> _Exercise goal_
All lines below must be repeated exactly, with the pictures omitted.

> _Data provided_
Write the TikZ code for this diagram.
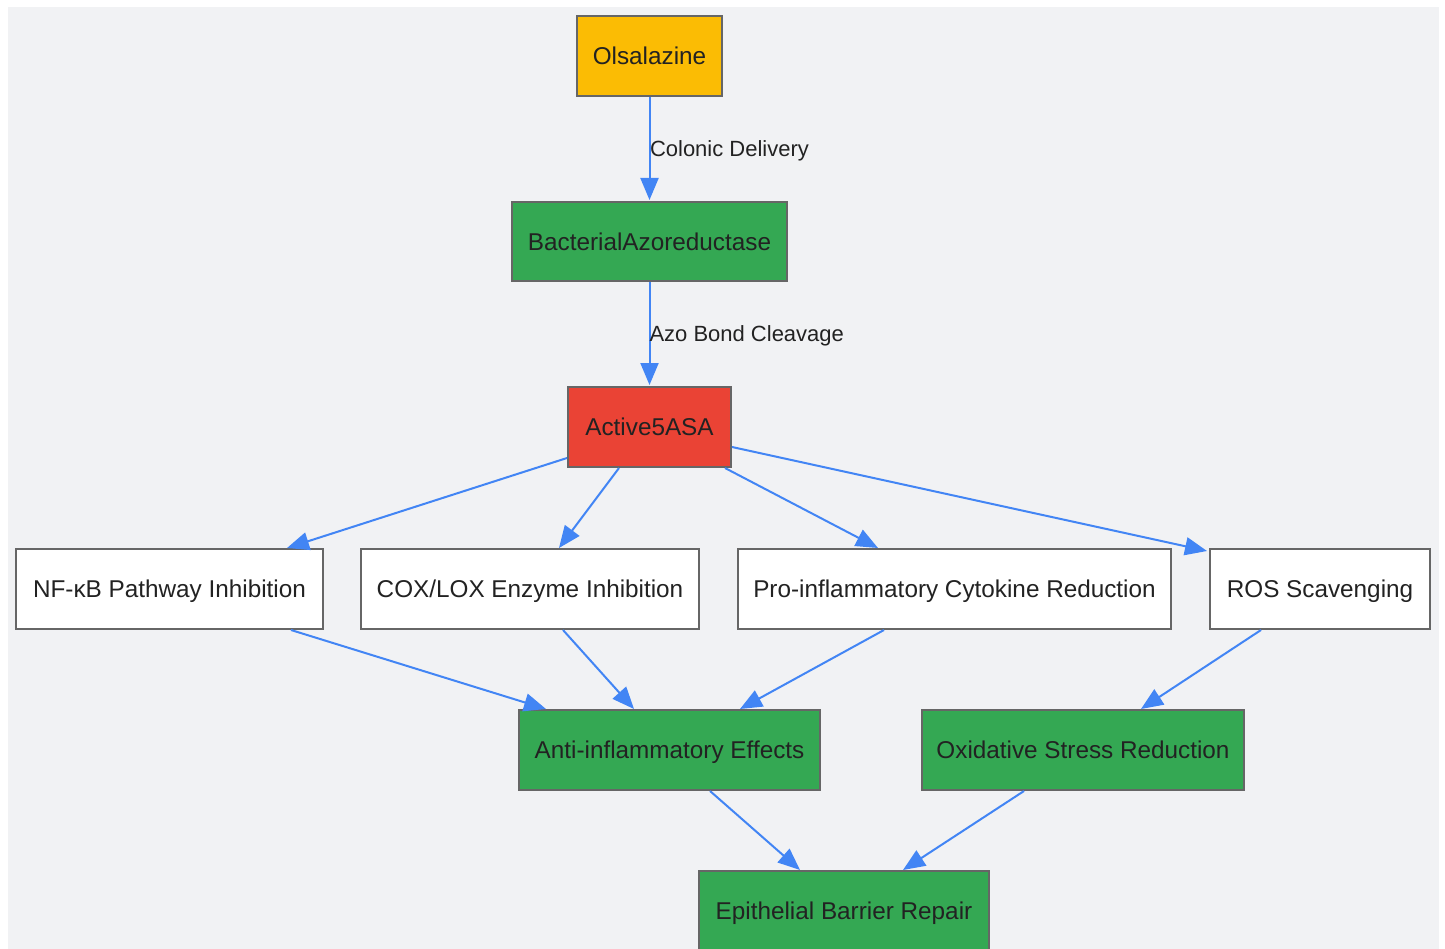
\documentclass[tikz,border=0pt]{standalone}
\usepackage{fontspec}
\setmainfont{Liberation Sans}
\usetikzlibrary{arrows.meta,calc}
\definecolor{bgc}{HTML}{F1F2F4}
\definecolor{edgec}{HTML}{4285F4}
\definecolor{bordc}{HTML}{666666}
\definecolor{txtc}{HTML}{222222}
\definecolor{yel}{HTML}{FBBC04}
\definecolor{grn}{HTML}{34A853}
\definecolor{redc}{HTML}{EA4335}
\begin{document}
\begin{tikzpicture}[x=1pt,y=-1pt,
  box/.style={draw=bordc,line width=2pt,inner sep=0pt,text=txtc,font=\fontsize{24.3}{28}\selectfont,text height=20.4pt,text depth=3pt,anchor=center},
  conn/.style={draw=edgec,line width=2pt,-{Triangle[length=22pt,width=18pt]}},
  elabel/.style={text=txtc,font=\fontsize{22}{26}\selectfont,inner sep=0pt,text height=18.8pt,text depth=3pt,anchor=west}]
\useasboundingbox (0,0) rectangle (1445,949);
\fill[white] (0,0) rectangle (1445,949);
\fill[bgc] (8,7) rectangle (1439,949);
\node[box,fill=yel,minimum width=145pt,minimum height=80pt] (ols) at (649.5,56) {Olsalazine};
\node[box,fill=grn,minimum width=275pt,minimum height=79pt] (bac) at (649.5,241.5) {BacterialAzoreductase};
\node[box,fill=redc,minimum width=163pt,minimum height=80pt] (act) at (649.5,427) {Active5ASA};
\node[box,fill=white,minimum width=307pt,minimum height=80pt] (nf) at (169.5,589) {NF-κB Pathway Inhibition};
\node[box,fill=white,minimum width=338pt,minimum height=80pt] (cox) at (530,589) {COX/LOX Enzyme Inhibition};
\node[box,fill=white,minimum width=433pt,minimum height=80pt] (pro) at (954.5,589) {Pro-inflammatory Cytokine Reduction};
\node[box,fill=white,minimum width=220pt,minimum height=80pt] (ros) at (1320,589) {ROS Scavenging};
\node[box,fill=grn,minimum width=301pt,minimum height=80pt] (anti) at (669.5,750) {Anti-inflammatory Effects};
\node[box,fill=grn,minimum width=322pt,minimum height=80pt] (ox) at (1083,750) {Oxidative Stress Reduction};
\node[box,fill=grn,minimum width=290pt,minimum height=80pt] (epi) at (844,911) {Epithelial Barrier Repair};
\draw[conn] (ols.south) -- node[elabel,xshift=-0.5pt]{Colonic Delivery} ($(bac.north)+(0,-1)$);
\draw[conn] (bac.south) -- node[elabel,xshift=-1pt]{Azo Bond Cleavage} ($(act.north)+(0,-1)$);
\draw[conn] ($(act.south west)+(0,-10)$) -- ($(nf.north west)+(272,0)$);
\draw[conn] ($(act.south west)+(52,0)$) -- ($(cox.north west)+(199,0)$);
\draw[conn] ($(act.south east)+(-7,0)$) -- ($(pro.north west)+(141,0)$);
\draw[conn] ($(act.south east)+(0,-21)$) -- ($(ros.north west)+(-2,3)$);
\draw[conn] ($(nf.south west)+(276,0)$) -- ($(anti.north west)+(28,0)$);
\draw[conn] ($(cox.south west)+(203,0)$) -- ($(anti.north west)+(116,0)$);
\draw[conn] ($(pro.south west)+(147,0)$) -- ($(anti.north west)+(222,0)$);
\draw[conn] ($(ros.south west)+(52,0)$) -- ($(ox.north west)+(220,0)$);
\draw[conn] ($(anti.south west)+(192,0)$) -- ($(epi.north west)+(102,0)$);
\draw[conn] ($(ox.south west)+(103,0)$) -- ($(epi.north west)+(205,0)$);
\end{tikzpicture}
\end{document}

> _Answer to the exercise_
Write the TikZ code for this diagram.
\documentclass[tikz,border=0pt]{standalone}
\usepackage{fontspec}
\setmainfont{Liberation Sans}
\usetikzlibrary{arrows.meta,calc}
\definecolor{bgc}{HTML}{F1F2F4}
\definecolor{edgec}{HTML}{4285F4}
\definecolor{bordc}{HTML}{666666}
\definecolor{txtc}{HTML}{222222}
\definecolor{yel}{HTML}{FBBC04}
\definecolor{grn}{HTML}{34A853}
\definecolor{redc}{HTML}{EA4335}
\begin{document}
\begin{tikzpicture}[x=1pt,y=-1pt,
  box/.style={draw=bordc,line width=2pt,inner sep=0pt,text=txtc,font=\fontsize{24.3}{28}\selectfont,text height=20.4pt,text depth=3pt,anchor=center},
  conn/.style={draw=edgec,line width=2pt,-{Triangle[length=22pt,width=18pt]}},
  elabel/.style={text=txtc,font=\fontsize{22}{26}\selectfont,inner sep=0pt,text height=18.8pt,text depth=3pt,anchor=west}]
\useasboundingbox (0,0) rectangle (1445,949);
\fill[white] (0,0) rectangle (1445,949);
\fill[bgc] (8,7) rectangle (1439,949);
\node[box,fill=yel,minimum width=145pt,minimum height=80pt] (ols) at (649.5,56) {Olsalazine};
\node[box,fill=grn,minimum width=275pt,minimum height=79pt] (bac) at (649.5,241.5) {BacterialAzoreductase};
\node[box,fill=redc,minimum width=163pt,minimum height=80pt] (act) at (649.5,427) {Active5ASA};
\node[box,fill=white,minimum width=307pt,minimum height=80pt] (nf) at (169.5,589) {NF-κB Pathway Inhibition};
\node[box,fill=white,minimum width=338pt,minimum height=80pt] (cox) at (530,589) {COX/LOX Enzyme Inhibition};
\node[box,fill=white,minimum width=433pt,minimum height=80pt] (pro) at (954.5,589) {Pro-inflammatory Cytokine Reduction};
\node[box,fill=white,minimum width=220pt,minimum height=80pt] (ros) at (1320,589) {ROS Scavenging};
\node[box,fill=grn,minimum width=301pt,minimum height=80pt] (anti) at (669.5,750) {Anti-inflammatory Effects};
\node[box,fill=grn,minimum width=322pt,minimum height=80pt] (ox) at (1083,750) {Oxidative Stress Reduction};
\node[box,fill=grn,minimum width=290pt,minimum height=80pt] (epi) at (844,911) {Epithelial Barrier Repair};
\draw[conn] (ols.south) -- node[elabel,xshift=-0.5pt]{Colonic Delivery} ($(bac.north)+(0,-1)$);
\draw[conn] (bac.south) -- node[elabel,xshift=-1pt]{Azo Bond Cleavage} ($(act.north)+(0,-1)$);
\draw[conn] ($(act.south west)+(0,-10)$) -- ($(nf.north west)+(272,0)$);
\draw[conn] ($(act.south west)+(52,0)$) -- ($(cox.north west)+(199,0)$);
\draw[conn] ($(act.south east)+(-7,0)$) -- ($(pro.north west)+(141,0)$);
\draw[conn] ($(act.south east)+(0,-21)$) -- ($(ros.north west)+(-2,3)$);
\draw[conn] ($(nf.south west)+(276,0)$) -- ($(anti.north west)+(28,0)$);
\draw[conn] ($(cox.south west)+(203,0)$) -- ($(anti.north west)+(116,0)$);
\draw[conn] ($(pro.south west)+(147,0)$) -- ($(anti.north west)+(222,0)$);
\draw[conn] ($(ros.south west)+(52,0)$) -- ($(ox.north west)+(220,0)$);
\draw[conn] ($(anti.south west)+(192,0)$) -- ($(epi.north west)+(102,0)$);
\draw[conn] ($(ox.south west)+(103,0)$) -- ($(epi.north west)+(205,0)$);
\end{tikzpicture}
\end{document}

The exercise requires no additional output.